Precipicio que, con tic-tac de bomba de tiempo, orilla Chávez, renuente a ceder frente a una encrucijada que echa por tierra, como el magro resultado de su gestión revolucionaria, la posibilidad de que reencarne a algunos de sus ídolos, empezando por Bolívar. Y que, terminando con el Che, van más allá de los sucesos de Caracas.

Opacada la izquierda con la cual comulga, menos pragmático que Lula en Brasil y que Gutiérrez en Ecuador, por los zigzags entre la ortodoxia antidemocrática de Fidel, los delirios narcoterroristas de Tirofijo y las presiones petroleras de Saddam. Es parte del folklore latinoamericano, en el cual un socialista como Lagos apuesta títulos de la deuda en Wall Street con tal de ver cómo va Chile en los mercados, un militar golpista como él promete no despegarse de la dolarización en Ecuador, otro militar golpista pretende ser presidente de Paraguay y un conservador como Fox quiebra, pero no rompe, su relación con George W. Bush.

Opacado, también, el papel de Bush. Si interviene, corre el riesgo de ser entremetido; si no, corre el riesgo de ser indiferente. Sin tomar una posición ni la otra, su presencia en la región, salvo en los rescates financieros de Brasil y de Uruguay, y en el Plan Colombia, no va más allá de las negociaciones remotas del Area de Libre Comercio de las Américas (ALCA) y de la búsqueda de comprensión, y de avales, para sus cruzadas bélicas. Que sólo ha reportado un ola creciente de antinorteamericanismo. Por más que haya dicho durante su campaña electoral: “Aquellos que ignoran a América latina no entienden completamente a los Estados Unidos”.
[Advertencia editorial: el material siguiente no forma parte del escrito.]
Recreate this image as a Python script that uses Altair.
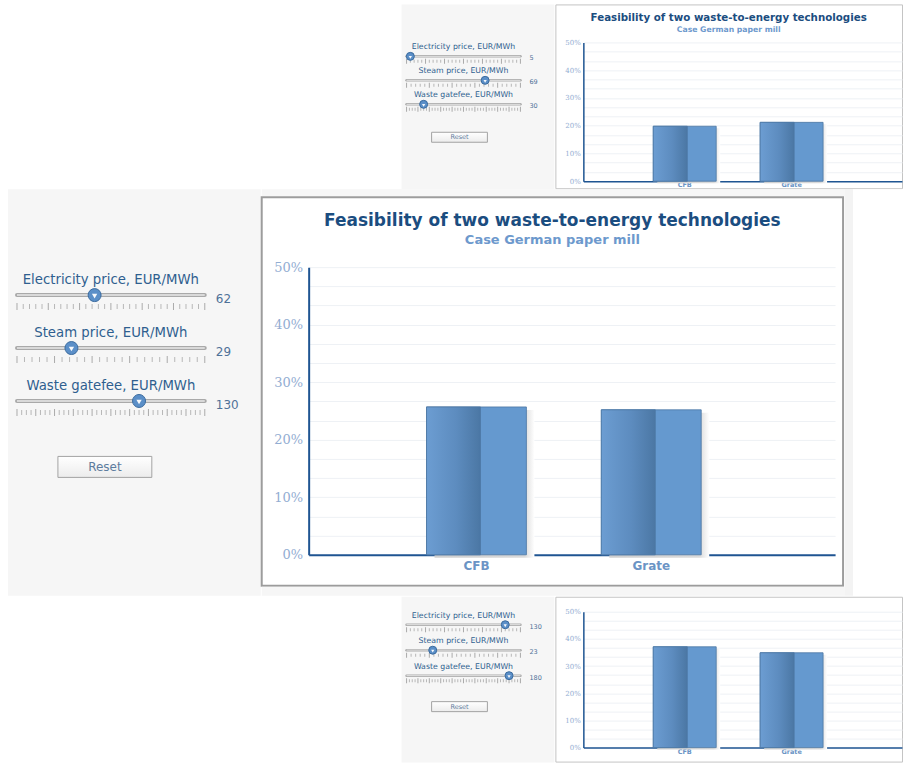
import altair as alt
import pandas as pd

# ---- slider settings shared by every screen ----
SLIDER_NAMES = ["Electricity price, EUR/MWh", "Steam price, EUR/MWh", "Waste gatefee, EUR/MWh"]
SLIDER_MAX = [150, 100, 200]
SLIDER_STEP = [5, 4, 5]
SLIDER_MAJOR = [25, 20, 20]

# slider positions of the three screens
TOP_SLIDERS = [5, 69, 30]
MAIN_SLIDERS = [62, 29, 130]
BOTTOM_SLIDERS = [130, 23, 180]

# feasibility results per technology
TECHNOLOGIES = ["CFB", "Grate"]
TOP_FEAS = [0.198, 0.212]
MAIN_FEAS = [0.257, 0.252]
BOTTOM_FEAS = [0.371, 0.349]

TITLE = "Feasibility of two waste-to-energy technologies"
SUBTITLE = "Case German paper mill"

PANEL_GRAY = "#f6f6f6"
NAVY = "#1b4d80"
AXIS_BLUE = "#1f5592"
FONT = "DejaVu Sans"


def blank(w, h, fill):
    # an empty view used as a coloured spacer
    return alt.Chart(pd.DataFrame({"v": [0]})).transform_filter("false").mark_point().encode(
        x=alt.value(0), y=alt.value(0)
    ).properties(width=w, height=h, view=alt.ViewBackground(fill=fill, stroke=None))


def slider_panel(values, lay):
    rows = SLIDER_NAMES + ["Reset"]
    df = pd.DataFrame({"name": SLIDER_NAMES, "value": values, "max": SLIDER_MAX})
    df["frac"] = df["value"] / df["max"]

    tick_rows = []
    for name, mx, st, mj in zip(SLIDER_NAMES, SLIDER_MAX, SLIDER_STEP, SLIDER_MAJOR):
        for v in range(0, mx + 1, st):
            tick_rows.append({"name": name, "frac": v / mx, "major": v % mj == 0 or v == mx})
    ticks = pd.DataFrame(tick_rows)

    xs = alt.Scale(domain=[0, 1], range=[lay["x0"], lay["x1"]])
    ys = alt.Scale(type="point", domain=rows, range=[lay["y0"], lay["y3"]], padding=0)
    X = lambda f: alt.X(f, scale=xs, axis=None)
    Y = alt.Y("name:N", scale=ys, axis=None)

    base = alt.Chart(df)
    label = base.mark_text(dy=lay["ldy"], font=FONT, fontSize=lay["lfs"], color="#2f5f8f").encode(
        x=alt.X(datum=0.5, scale=xs, axis=None), y=Y, text="name:N")
    track_out = base.mark_rule(strokeWidth=lay["tw"], color="#a9a9a9", strokeCap="round").encode(
        x=alt.X(datum=0, scale=xs, axis=None), x2=alt.datum(1), y=Y)
    track_in = base.mark_rule(strokeWidth=lay["tw"] / 2, color="#d9d9d9").encode(
        x=alt.X(datum=0, scale=xs, axis=None), x2=alt.datum(1), y=Y)
    minor = alt.Chart(ticks).transform_filter("!datum.major").mark_tick(
        size=lay["ts"], thickness=1, color="#9d9d9d", yOffset=lay["tdy"]).encode(x=X("frac:Q"), y=Y)
    major = alt.Chart(ticks).transform_filter("datum.major").mark_tick(
        size=lay["ts"] + 2, thickness=1, color="#8a8a8a", yOffset=lay["tdy"]).encode(x=X("frac:Q"), y=Y)
    thumb = base.mark_point(shape="circle", filled=True, size=lay["th"], color="#5b8fc8",
                            stroke="#3a6a9e", strokeWidth=1, opacity=1).encode(x=X("frac:Q"), y=Y)
    arrow = base.mark_point(shape="triangle-down", filled=True, size=lay["th"] / 6, color="white",
                            opacity=0.95, yOffset=1).encode(x=X("frac:Q"), y=Y)
    val = base.mark_text(align="left", dx=lay["vdx"], dy=lay["vdy"], font=FONT,
                         fontSize=lay["vfs"], color="#4f7198").encode(
        x=alt.X(datum=1, scale=xs, axis=None), y=Y, text="value:Q")

    btn_df = pd.DataFrame({"name": ["Reset"], "text": ["Reset"]})
    button = alt.Chart(btn_df).mark_bar(
        size=lay["bh"], yOffset=lay["bdy"], stroke="#a3a3a3", strokeWidth=1,
        color=alt.LinearGradient(gradient="linear", x1=0, x2=0, y1=0, y2=1,
                                 stops=[alt.GradientStop(color="#ffffff", offset=0),
                                        alt.GradientStop(color="#ececec", offset=1)])
    ).encode(x=alt.X(datum=lay["b0"], scale=xs, axis=None), x2=alt.datum(lay["b1"]), y=Y)
    btn_text = alt.Chart(btn_df).mark_text(dy=lay["bdy"], font=FONT, fontSize=lay["vfs"],
                                           color="#5d7c9e").encode(
        x=alt.X(datum=(lay["b0"] + lay["b1"]) / 2, scale=xs, axis=None), y=Y, text="text:N")

    return alt.layer(track_out, track_in, minor, major, label, val, thumb, arrow, button, btn_text).properties(
        width=lay["w"], height=lay["h"], view=alt.ViewBackground(fill=PANEL_GRAY, stroke=None))


def feas_chart(feas, lay):
    n = len(TECHNOLOGIES)
    left, right, step, bw = lay["left"], lay["right"], lay["step"], lay["bw"]
    p_inner = 1 - bw / step
    span = right - left
    p_outer = (span / step - (n - p_inner)) / 2
    align = (lay["start"] - left) / (span - step * (n - p_inner))

    df = pd.DataFrame({"tech": TECHNOLOGIES, "feas": feas})

    grid_vals = [round(i * 0.5 / 15, 6) for i in range(0, 16)]
    xs = alt.Scale(domain=TECHNOLOGIES, range=[left, right], paddingInner=p_inner,
                   paddingOuter=p_outer, align=align)
    ys = alt.Scale(domain=[0, 0.5], range=[lay["y0"], lay["y50"]], nice=False)
    x = alt.X("tech:N", scale=xs, title=None, axis=alt.Axis(
        labelAngle=0, ticks=False, domainColor=AXIS_BLUE, domainWidth=lay["aw"],
        offset=-(lay["h"] - lay["y0"]), labelPadding=lay["xlp"], labelFont=FONT,
        labelFontWeight="bold", labelFontSize=lay["xfs"], labelColor="#6b94c5", grid=False))
    y = alt.Y("feas:Q", scale=ys, title=None, axis=alt.Axis(
        values=grid_vals, ticks=False, domainColor=AXIS_BLUE, domainWidth=lay["aw"],
        offset=-left, labelPadding=lay["ylp"], labelFont="DejaVu Serif", labelFontSize=lay["yfs"],
        labelColor="#93add2",
        labelExpr="abs(datum.value * 10 - round(datum.value * 10)) < 0.001 ? format(datum.value, '.0%') : ''",
        grid=True, gridColor="#eef1f5", gridWidth=1))

    half = 0.54
    shadow = alt.Chart(df).mark_bar(
        xOffset=lay["sdx"], yOffset=lay["sdy"],
        color=alt.LinearGradient(gradient="linear", x1=0, x2=1, y1=0, y2=0,
                                 stops=[alt.GradientStop(color="#cfcfcf", offset=0),
                                        alt.GradientStop(color="#dadada", offset=0.9),
                                        alt.GradientStop(color="#ffffff", offset=1)])
    ).encode(x=x, y=y)
    body = alt.Chart(df).mark_bar(stroke="#4d77a3", strokeWidth=0.8, color="#6599cf").encode(x=x, y=y)
    shade = alt.Chart(df).mark_bar(
        width=alt.RelativeBandSize(half), xOffset=-bw * (1 - half) / 2,
        stroke="#4d77a3", strokeWidth=0.8,
        color=alt.LinearGradient(gradient="linear", x1=0, x2=1, y1=0, y2=0,
                                 stops=[alt.GradientStop(color="#6c9dd2", offset=0),
                                        alt.GradientStop(color="#5d8cbf", offset=0.55),
                                        alt.GradientStop(color="#4b77a4", offset=1)])
    ).encode(x=x, y=y)

    layers = alt.layer(shadow, body, shade)
    props = dict(width=lay["w"], height=lay["h"],
                 view=alt.ViewBackground(fill="white", stroke=lay["stroke"], strokeWidth=lay["sw"]))
    if lay.get("title", True):
        props["title"] = alt.TitleParams(
            text=TITLE, subtitle=SUBTITLE, anchor="middle", frame="group", offset=lay["toff"],
            font=FONT, fontSize=lay["tfs"], fontWeight="bold", color=NAVY,
            subtitleFont=FONT, subtitleFontSize=lay["sfs"], subtitleFontWeight="bold",
            subtitleColor="#6d99cd", subtitlePadding=lay["spad"])
    return layers.properties(**props)


small_slider = dict(w=153, h=185, x0=5, x1=119, y0=52, y3=124, ldy=-9, lfs=7.8, tw=2.5, ts=3, tdy=5,
                    th=64, vdx=9, vdy=2, vfs=6.5, bh=10, bdy=9, b0=0.22, b1=0.71)
top_slider = small_slider
bottom_slider = dict(small_slider, h=166, y0=28, y3=104.5, bdy=5.5)
main_slider = dict(w=253, h=407, x0=9, x1=197, y0=106, y3=265, ldy=-15, lfs=13.3, tw=4, ts=5, tdy=11.5,
                   th=169, vdx=11, vdy=4, vfs=12, bh=21, bdy=13, b0=0.218, b1=0.718)

# chart views are one pixel smaller than their slot on each side that carries the border stroke
small_chart = dict(w=347, h=184, left=28, right=347, step=107, bw=63, start=98, y0=177, y50=38,
                   aw=1.5, xlp=0, xfs=6.5, ylp=3, yfs=7, sdx=4, sdy=2, stroke="#c4c4c4", sw=1,
                   toff=-29, tfs=10.3, sfs=7.7, spad=2)
top_chart = small_chart
bottom_chart = dict(small_chart, h=165, y0=151, y50=15, xlp=1, title=False)
main_chart = dict(w=582, h=389, left=47, right=574, step=175, bw=100, start=165, y0=358, y50=70,
                  aw=2, xlp=6, xfs=12, ylp=6, yfs=13, sdx=8, sdy=3, stroke="#9c9c9c", sw=2,
                  toff=-51, tfs=17, sfs=13, spad=4)

row1 = alt.hconcat(blank(402, 185, "white"), slider_panel(TOP_SLIDERS, top_slider),
                   feas_chart(TOP_FEAS, top_chart), spacing=0)
box = alt.vconcat(blank(584, 7, PANEL_GRAY), feas_chart(MAIN_FEAS, main_chart),
                  blank(584, 9, PANEL_GRAY), spacing=0)
row2 = alt.hconcat(blank(8, 407, "white"), slider_panel(MAIN_SLIDERS, main_slider), box,
                   blank(8, 407, "#f3f3f3"), blank(50, 407, "white"), spacing=0)
row3 = alt.hconcat(blank(402, 166, "white"), slider_panel(BOTTOM_SLIDERS, bottom_slider),
                   feas_chart(BOTTOM_FEAS, bottom_chart), spacing=0)

chart = alt.vconcat(row1, row2, row3, spacing=0).properties(
    padding={"left": 0, "top": 3, "right": 0, "bottom": 0}, background="white"
).configure_view(stroke=None)

chart.save("out.html", embed_options={"renderer": "svg", "actions": False})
Si cada país, como cada casa, es un mundo, Venezuela, por sí mismo, es otro mundo: abastece a los Estados Unidos tanto petróleo como Arabia Saudita (el 13 por ciento de lo que consume) y, asimismo, tiene en ese territorio, habitualmente vedado para las inversiones latinoamericanas, más de 14.000 estaciones de servicio Citgo. Pero tiene, a su vez, una legión enorme de pobres. Con demandas insatisfechas desde antes de que Chávez fuera Chávez. Que Chávez, vulnerando libertades con una prédica capaz de sembrar escozor tanto por el tono como por el contenido, tampoco ha podido atenuar.

Obnubilado con reformas constitucionales con tal de ser eterno como Fidel, no pudo doblegar ni su imagen de populista, o de demagogo, frente a una clase media que, igual que la baja, igual que la alta, pasó de la resistencia al planteo con tal de volver a la normalidad. Normalidad que, convengamos, tampoco ofrece garantías, salvo para tranquilidad de Bush, por el perfil de los eventuales sucesores.
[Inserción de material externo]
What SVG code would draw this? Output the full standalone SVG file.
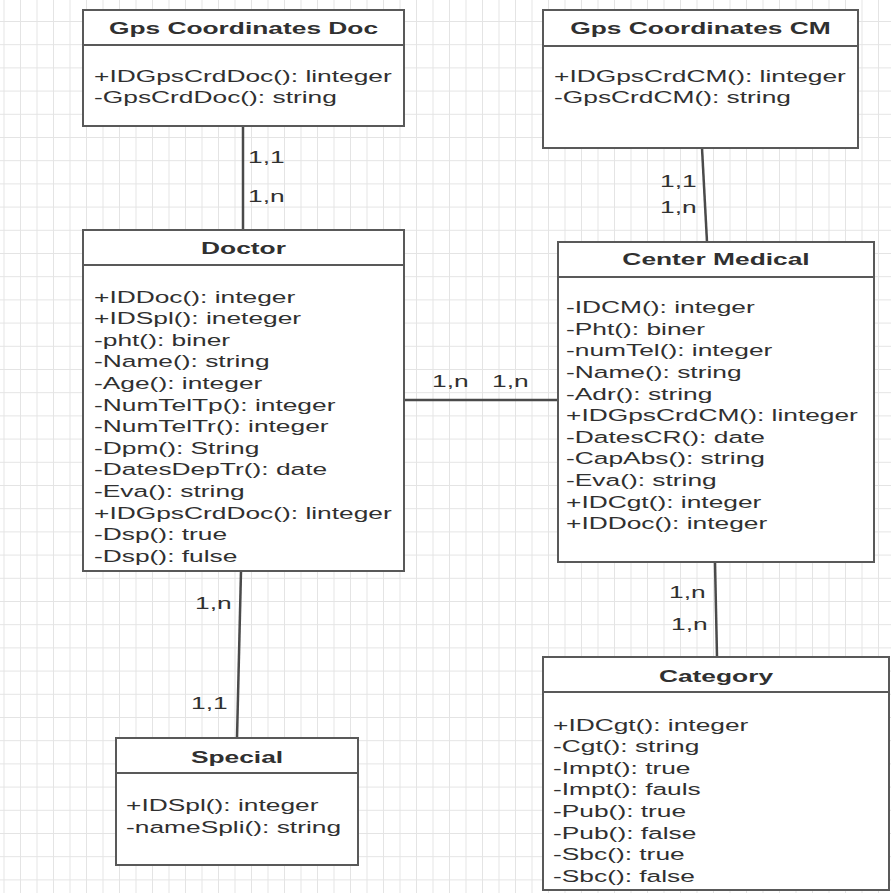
<svg xmlns="http://www.w3.org/2000/svg" width="891" height="893" viewBox="0 0 891 893">
<style>
.box{fill:#fff;stroke:#595959;stroke-width:2}
.div{stroke:#595959;stroke-width:2}
.t{font-family:"Liberation Sans",Arial,sans-serif;font-size:17px;fill:#303030}
.h{font-family:"Liberation Sans",Arial,sans-serif;font-size:17px;font-weight:bold;fill:#303030;text-anchor:middle}
.c{stroke:#4a4a4a;stroke-width:2.5;fill:none}
</style>
<defs>
<pattern id="gv" x="3.5" y="0" width="16.5" height="893" patternUnits="userSpaceOnUse"><line x1="0.5" y1="0" x2="0.5" y2="893" stroke="#e4e4e4" stroke-width="1"/></pattern>
<pattern id="gh" x="0" y="21" width="891" height="23.2" patternUnits="userSpaceOnUse"><line x1="0" y1="0.5" x2="891" y2="0.5" stroke="#e4e4e4" stroke-width="1"/></pattern>
</defs>
<rect width="891" height="893" fill="#fff"/>
<rect width="891" height="893" fill="url(#gv)"/>
<rect width="891" height="893" fill="url(#gh)"/>

<g id="connectors">
<line class="c" x1="243" y1="126" x2="243" y2="230"/>
<line class="c" x1="702" y1="148" x2="707" y2="242"/>
<line class="c" x1="404" y1="400" x2="558" y2="400"/>
<line class="c" x1="241" y1="571" x2="237" y2="738"/>
<line class="c" x1="715" y1="562" x2="717" y2="657"/>
<text class="t" transform="translate(248,163) scale(1.55,1)">1,1</text>
<text class="t" transform="translate(248,202) scale(1.55,1)">1,n</text>
<text class="t" transform="translate(660,187) scale(1.55,1)">1,1</text>
<text class="t" transform="translate(660,213) scale(1.55,1)">1,n</text>
<text class="t" transform="translate(432,387) scale(1.55,1)">1,n</text>
<text class="t" transform="translate(492,387) scale(1.55,1)">1,n</text>
<text class="t" transform="translate(195,609) scale(1.55,1)">1,n</text>
<text class="t" transform="translate(191,709) scale(1.55,1)">1,1</text>
<text class="t" transform="translate(669,598) scale(1.55,1)">1,n</text>
<text class="t" transform="translate(671,630) scale(1.55,1)">1,n</text>
</g>

<g id="gps-doc">
<rect class="box" x="83" y="10" width="321" height="116"/>
<line class="div" x1="83" y1="45" x2="404" y2="45"/>
<text class="h" transform="translate(243.5,34) scale(1.55,1)">Gps Coordinates Doc</text>
<text class="t" transform="translate(94,82) scale(1.55,1)"><tspan x="0" y="0">+IDGpsCrdDoc(): linteger</tspan><tspan x="0" y="21">-GpsCrdDoc(): string</tspan></text>
</g>

<g id="gps-cm">
<rect class="box" x="543" y="10" width="315" height="138"/>
<line class="div" x1="543" y1="46" x2="858" y2="46"/>
<text class="h" transform="translate(700.5,34) scale(1.55,1)">Gps Coordinates CM</text>
<text class="t" transform="translate(554,82) scale(1.55,1)"><tspan x="0" y="0">+IDGpsCrdCM(): linteger</tspan><tspan x="0" y="21">-GpsCrdCM(): string</tspan></text>
</g>

<g id="doctor">
<rect class="box" x="83" y="230" width="321" height="341"/>
<line class="div" x1="83" y1="265" x2="404" y2="265"/>
<text class="h" transform="translate(243.5,254) scale(1.55,1)">Doctor</text>
<text class="t" transform="translate(94,302.6) scale(1.55,1)"><tspan x="0" y="0">+IDDoc(): integer</tspan><tspan x="0" y="21.6">+IDSpl(): ineteger</tspan><tspan x="0" y="43.2">-pht(): biner</tspan><tspan x="0" y="64.8">-Name(): string</tspan><tspan x="0" y="86.4">-Age(): integer</tspan><tspan x="0" y="108">-NumTelTp(): integer</tspan><tspan x="0" y="129.6">-NumTelTr(): integer</tspan><tspan x="0" y="151.2">-Dpm(): String</tspan><tspan x="0" y="172.8">-DatesDepTr(): date</tspan><tspan x="0" y="194.4">-Eva(): string</tspan><tspan x="0" y="216">+IDGpsCrdDoc(): linteger</tspan><tspan x="0" y="237.6">-Dsp(): true</tspan><tspan x="0" y="259.2">-Dsp(): fulse</tspan></text>
</g>

<g id="center-medical">
<rect class="box" x="558" y="242" width="316" height="320"/>
<line class="div" x1="558" y1="277" x2="874" y2="277"/>
<text class="h" transform="translate(716,265) scale(1.55,1)">Center Medical</text>
<text class="t" transform="translate(566,313.3) scale(1.55,1)"><tspan x="0" y="0">-IDCM(): integer</tspan><tspan x="0" y="21.6">-Pht(): biner</tspan><tspan x="0" y="43.2">-numTel(): integer</tspan><tspan x="0" y="64.8">-Name(): string</tspan><tspan x="0" y="86.4">-Adr(): string</tspan><tspan x="0" y="108">+IDGpsCrdCM(): linteger</tspan><tspan x="0" y="129.6">-DatesCR(): date</tspan><tspan x="0" y="151.2">-CapAbs(): string</tspan><tspan x="0" y="172.8">-Eva(): string</tspan><tspan x="0" y="194.4">+IDCgt(): integer</tspan><tspan x="0" y="216">+IDDoc(): integer</tspan></text>
</g>

<g id="category">
<rect class="box" x="543" y="657" width="346" height="233"/>
<line class="div" x1="543" y1="692" x2="889" y2="692"/>
<text class="h" transform="translate(716,681.5) scale(1.55,1)">Category</text>
<text class="t" transform="translate(553,730.7) scale(1.55,1)"><tspan x="0" y="0">+IDCgt(): integer</tspan><tspan x="0" y="21.57">-Cgt(): string</tspan><tspan x="0" y="43.14">-Impt(): true</tspan><tspan x="0" y="64.71">-Impt(): fauls</tspan><tspan x="0" y="86.28">-Pub(): true</tspan><tspan x="0" y="107.85">-Pub(): false</tspan><tspan x="0" y="129.42">-Sbc(): true</tspan><tspan x="0" y="151">-Sbc(): false</tspan></text>
</g>

<g id="special">
<rect class="box" x="116" y="738" width="242" height="127"/>
<line class="div" x1="116" y1="773" x2="358" y2="773"/>
<text class="h" transform="translate(237,762.5) scale(1.55,1)">Special</text>
<text class="t" transform="translate(126,810.7) scale(1.55,1)"><tspan x="0" y="0">+IDSpl(): integer</tspan><tspan x="0" y="22">-nameSpli(): string</tspan></text>
</g>
</svg>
El quid de la cuestión, más allá de Chávez, es la prédica: contra la apertura y contra la globalización. El mundo que conocemos y que, después de una década, incorporamos como propio. Prédica en discusión en toda la región que, sin embargo, no alcanza a inclinar la balanza hacia él, peleado con empresarios, obispos, periodistas y espejos.

Lula trató de tomar distancia del triángulo imaginario que, por su orientación izquierdista y por su pasado sindicalista, tendieron sus adversarios con Chávez y con Castro con tal de desprestigiarlo. Amigos hasta ahí, dejó entrever, soslayando agendas comunes o alianzas estratégicas. Un suicidio en medio de las negociaciones de Brasil con el Fondo Monetario.

O una locura, por más que, en su diagnóstico sobre el rumbo de América latina, Chávez haya acertado en algo: el fracaso de las políticas aplicadas como consecuencia de las reformas de la economía y, con él, del Consenso de Washington. Con la Argentina a la cabeza, degradada de granero del mundo a territorio comanche. Como tantos otros países en América latina.

Sobre los cuales ni los organismos financieros, ni los Estados Unidos asumen su cuota de responsabilidad, o de irresponsabilidad, por haber permitido contraer deudas que reprochan ahora a gobiernos, o políticos, que, después, han tildado de corruptos por aquilatar fondos en cuentas bancarias suizas. Otra debilidad regional, como la siesta heredada de España.

Y, en el fondo, así como en el Fondo, la incertidumbre al despertar. Sin Chávez en irremediable busca de otro Chávez. Con una ventaja para Bush a pesar sí mismo: el atractivo escaso de los líderes antinorteamericanos. ¿Ben Laden? ¡No! ¿Saddam? Menos. ¿Arafat? Fue. ¿Fidel? Candidato al museo. ¿Marcos? Perdió crédito hasta en Chiapas. ¿Lula? Joya, nunca presidente. Por ahora.